No.Au, which opened in summer 2012, is a collaboration between several big names in Italy’s craft brewing and food scene who wanted to “recreate the atmosphere of a Parisian bistro, with quality products and good company, in the centre of Rome.” You’ll find the whole spiel (in English), and an explanation of the name of the place, here on the Baladin site. Why is it on the Baladin site? Because one of those (five) big names is Teo Musso, the founder and master brewer of Baladin, Italy’s biggest craft brewer.
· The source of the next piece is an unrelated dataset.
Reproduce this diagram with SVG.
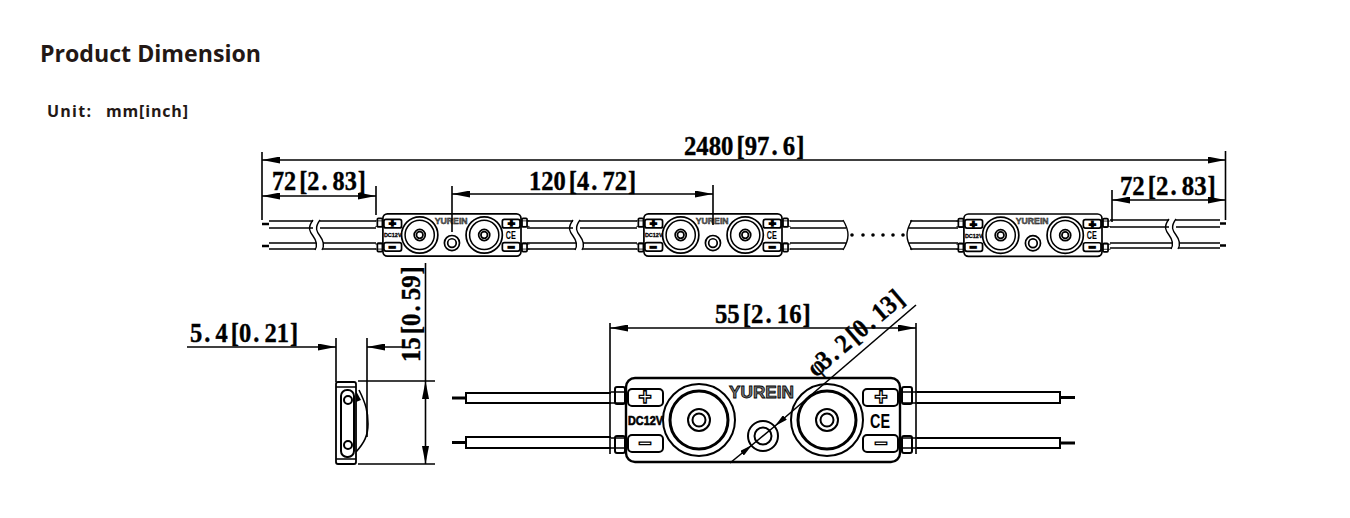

So key is Musso in the Italian craft brewery scene, a biography has even recently been published. It’s called ‘La birra artigianale è tutta colpa di Teo’ (“Baladin. Craft beer is Teo’s fault” – ie Musso is to blame, ie responsible, for the whole craft beer scene in Italy.) Presumably the title is slightly tongue-in-cheek, but certainly Musso is among the most influential of Italy’s craft brewers. His collaborators here are Luca Tosato (also of Baladin), Leonardo di Vincenzo (master brewer of Birra del Borgo), Paolo Bertani (also of Borgo, and previously Baladin) and Gabriele Bonci (renowned pizzaiolo and TV regular whose company produces the breads for Open Baladin bar. We did a pizza course with him last year).
It’s no surprise, then, that at No.Au, the main beers you’ll find on tap are from Baladin and del Borgo, but they also have others, in bottles, both Italian and international. Beside where we sat was an old box of US brewer Dogfish Head’s intriguing/strange Midas Touch. I stayed with Baladin for my first choice. As I’d tried a lot of the offerings on tap, I went for a Nazionale (6.5% ABV), which the friendly, helpful waitress described as a “simple” beer. It’s described as an Italian Ale – as it’s top fermented and also because it’s made with entirely Italian ingredients. This includes the hops – which was a pleasant surprise, as so many Italian craft beers seem to depend on international hops.
This really was a pleasing beer, perfect to accompany the antipasti we’d ordered: a plate of bufala e prosciutto and some very fine freshly cooked potato crisps/chips accompanied by three flavours of mayo. As the waitress said, it was simple – a golden yellow, with a quickly subsiding soft head, very subtle aroma of ginger and lemon, and a fairly sweet, mildly hoppy smooth taste (27 IBU). Molto beverina.
Fran’s first beer was Keto RePorter (5.2% ABV) from Birra del Borgo. This porter is made with the addition of Kentucky tobacco leaves, but it was also very mild from the few sips I had.
As the beers were served in half-pints, and we’d finished the antipasti, I fancied trying something a little more interesting, so the waitress recommended Baladin’s Open Rolling Stone, which they described as an Italian APA on their blackboard, but as an IPA on Ratebeer. Either way, this beer, branded for the magazine of the same name, is very tasty. It’s relatively strong, at 7.5%, and had a slight perfume of camomile and a reasonable head. At first taste it was soft and sweet, but this gave way to a drier, slightly hoppy flavour (it’s still only a fairly moderate 36 IBU though, according to Baladin’s site). I was enjoying this one, but about half-way through my half-pint it started getting a bit detergenty, losing its crispness.
Fran’s second one was a Genziana from del Borgo. I’ve had this before, though didn’t try it last night. It’s a really interesting beer made with bitter gentian flowers.
When some friends arrived, we ordered some more food. The emphasis here is on snacks and food that’s either stirato (“ironed” ) or crudo (“raw”). The ironing takes place on a piastra (flat top grill). I was slightly surprised to see a lot meat available (such as sandwiches made with burger buns and sliced roast beef), as over at Katie Parla’s site she reports how Bonci’s places are going vegetarian for a month to protest Rome’s lack of appreciation of Lazio’s farmers and producers. I asked the waitress, and she said the menu was in transition. So if you visit any time in late July, there may be more vegetarian food. I had seppia (cuttlefish), which had been ironed in a folded sheet of parchment, with zucchini. Served with an ink mayo, it wasn’t bad, but I would say this place is more about the drinks and antipasti, more a place for aperitivi or after-dinner drinks.
Talking of after-dinner drinks, when we’d eaten, I ordered one more (hey, that still makes just one and a half pints). I got Baladin’s Isaac, a 5% blanche made with orange zest and coriander and it was a perfect palette cleanser.
All in all, a very pleasant evening. Although the place only started to fill up, and the lights went down, around 8.30-9.00pm, it’s definitely a good place to visit for quality Italian craft beers. And plates of cheese. And maybe even some wine. Oh, and the music was pretty good too. All this within a stone’s throw of Piazza Navona and its thoroughly-worth-avoiding eating and drinking options.